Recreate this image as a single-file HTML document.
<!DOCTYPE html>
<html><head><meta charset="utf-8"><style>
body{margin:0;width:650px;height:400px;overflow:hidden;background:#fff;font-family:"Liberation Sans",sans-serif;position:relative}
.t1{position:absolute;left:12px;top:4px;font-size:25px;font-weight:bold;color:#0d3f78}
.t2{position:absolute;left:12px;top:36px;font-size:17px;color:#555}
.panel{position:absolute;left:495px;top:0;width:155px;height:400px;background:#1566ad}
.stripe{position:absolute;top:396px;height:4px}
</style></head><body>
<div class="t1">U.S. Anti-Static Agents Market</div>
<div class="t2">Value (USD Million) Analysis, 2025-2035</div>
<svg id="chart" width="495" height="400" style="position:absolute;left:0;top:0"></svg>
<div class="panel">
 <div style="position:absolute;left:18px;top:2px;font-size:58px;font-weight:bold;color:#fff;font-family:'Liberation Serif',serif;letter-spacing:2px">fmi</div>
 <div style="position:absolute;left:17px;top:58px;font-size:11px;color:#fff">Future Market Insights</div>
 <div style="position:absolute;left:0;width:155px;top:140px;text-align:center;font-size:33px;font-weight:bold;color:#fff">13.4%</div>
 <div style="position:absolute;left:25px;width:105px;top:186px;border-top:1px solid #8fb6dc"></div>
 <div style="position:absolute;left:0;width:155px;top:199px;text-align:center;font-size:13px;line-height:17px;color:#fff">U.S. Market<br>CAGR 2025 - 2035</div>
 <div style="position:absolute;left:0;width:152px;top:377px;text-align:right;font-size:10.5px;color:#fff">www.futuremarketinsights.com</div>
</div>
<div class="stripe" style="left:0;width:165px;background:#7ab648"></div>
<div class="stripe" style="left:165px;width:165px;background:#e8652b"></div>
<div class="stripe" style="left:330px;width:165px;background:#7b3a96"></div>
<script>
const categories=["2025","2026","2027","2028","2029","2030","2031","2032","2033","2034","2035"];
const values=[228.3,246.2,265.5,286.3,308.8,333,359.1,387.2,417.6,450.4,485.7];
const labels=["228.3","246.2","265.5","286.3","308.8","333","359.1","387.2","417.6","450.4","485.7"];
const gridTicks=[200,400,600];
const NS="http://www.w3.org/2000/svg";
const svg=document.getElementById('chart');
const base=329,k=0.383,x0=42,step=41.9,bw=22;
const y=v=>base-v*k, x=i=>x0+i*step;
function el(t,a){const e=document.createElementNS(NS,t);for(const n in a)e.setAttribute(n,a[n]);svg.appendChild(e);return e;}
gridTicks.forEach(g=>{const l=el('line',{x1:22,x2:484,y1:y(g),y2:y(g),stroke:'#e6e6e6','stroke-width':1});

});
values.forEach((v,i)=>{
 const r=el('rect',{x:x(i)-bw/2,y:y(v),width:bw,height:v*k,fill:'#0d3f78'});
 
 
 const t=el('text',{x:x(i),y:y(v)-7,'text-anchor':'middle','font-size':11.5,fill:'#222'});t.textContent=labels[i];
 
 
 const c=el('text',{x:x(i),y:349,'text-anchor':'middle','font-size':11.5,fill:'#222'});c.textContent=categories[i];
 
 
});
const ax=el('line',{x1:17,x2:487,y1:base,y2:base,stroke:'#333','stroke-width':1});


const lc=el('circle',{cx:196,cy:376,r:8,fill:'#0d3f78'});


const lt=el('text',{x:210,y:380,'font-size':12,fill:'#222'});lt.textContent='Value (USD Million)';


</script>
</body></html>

WORK TO COMPLETE
Could you quote the material above in full, exactly as it stands?

WRITTEN RESPONSE
Recreate this image as a single-file HTML document.
<!DOCTYPE html>
<html><head><meta charset="utf-8"><style>
body{margin:0;width:650px;height:400px;overflow:hidden;background:#fff;font-family:"Liberation Sans",sans-serif;position:relative}
.t1{position:absolute;left:12px;top:4px;font-size:25px;font-weight:bold;color:#0d3f78}
.t2{position:absolute;left:12px;top:36px;font-size:17px;color:#555}
.panel{position:absolute;left:495px;top:0;width:155px;height:400px;background:#1566ad}
.stripe{position:absolute;top:396px;height:4px}
</style></head><body>
<div class="t1">U.S. Anti-Static Agents Market</div>
<div class="t2">Value (USD Million) Analysis, 2025-2035</div>
<svg id="chart" width="495" height="400" style="position:absolute;left:0;top:0"></svg>
<div class="panel">
 <div style="position:absolute;left:18px;top:2px;font-size:58px;font-weight:bold;color:#fff;font-family:'Liberation Serif',serif;letter-spacing:2px">fmi</div>
 <div style="position:absolute;left:17px;top:58px;font-size:11px;color:#fff">Future Market Insights</div>
 <div style="position:absolute;left:0;width:155px;top:140px;text-align:center;font-size:33px;font-weight:bold;color:#fff">13.4%</div>
 <div style="position:absolute;left:25px;width:105px;top:186px;border-top:1px solid #8fb6dc"></div>
 <div style="position:absolute;left:0;width:155px;top:199px;text-align:center;font-size:13px;line-height:17px;color:#fff">U.S. Market<br>CAGR 2025 - 2035</div>
 <div style="position:absolute;left:0;width:152px;top:377px;text-align:right;font-size:10.5px;color:#fff">www.futuremarketinsights.com</div>
</div>
<div class="stripe" style="left:0;width:165px;background:#7ab648"></div>
<div class="stripe" style="left:165px;width:165px;background:#e8652b"></div>
<div class="stripe" style="left:330px;width:165px;background:#7b3a96"></div>
<script>
const categories=["2025","2026","2027","2028","2029","2030","2031","2032","2033","2034","2035"];
const values=[228.3,246.2,265.5,286.3,308.8,333,359.1,387.2,417.6,450.4,485.7];
const labels=["228.3","246.2","265.5","286.3","308.8","333","359.1","387.2","417.6","450.4","485.7"];
const gridTicks=[200,400,600];
const NS="http://www.w3.org/2000/svg";
const svg=document.getElementById('chart');
const base=329,k=0.383,x0=42,step=41.9,bw=22;
const y=v=>base-v*k, x=i=>x0+i*step;
function el(t,a){const e=document.createElementNS(NS,t);for(const n in a)e.setAttribute(n,a[n]);svg.appendChild(e);return e;}
gridTicks.forEach(g=>{const l=el('line',{x1:22,x2:484,y1:y(g),y2:y(g),stroke:'#e6e6e6','stroke-width':1});

});
values.forEach((v,i)=>{
 const r=el('rect',{x:x(i)-bw/2,y:y(v),width:bw,height:v*k,fill:'#0d3f78'});
 
 
 const t=el('text',{x:x(i),y:y(v)-7,'text-anchor':'middle','font-size':11.5,fill:'#222'});t.textContent=labels[i];
 
 
 const c=el('text',{x:x(i),y:349,'text-anchor':'middle','font-size':11.5,fill:'#222'});c.textContent=categories[i];
 
 
});
const ax=el('line',{x1:17,x2:487,y1:base,y2:base,stroke:'#333','stroke-width':1});


const lc=el('circle',{cx:196,cy:376,r:8,fill:'#0d3f78'});


const lt=el('text',{x:210,y:380,'font-size':12,fill:'#222'});lt.textContent='Value (USD Million)';


</script>
</body></html>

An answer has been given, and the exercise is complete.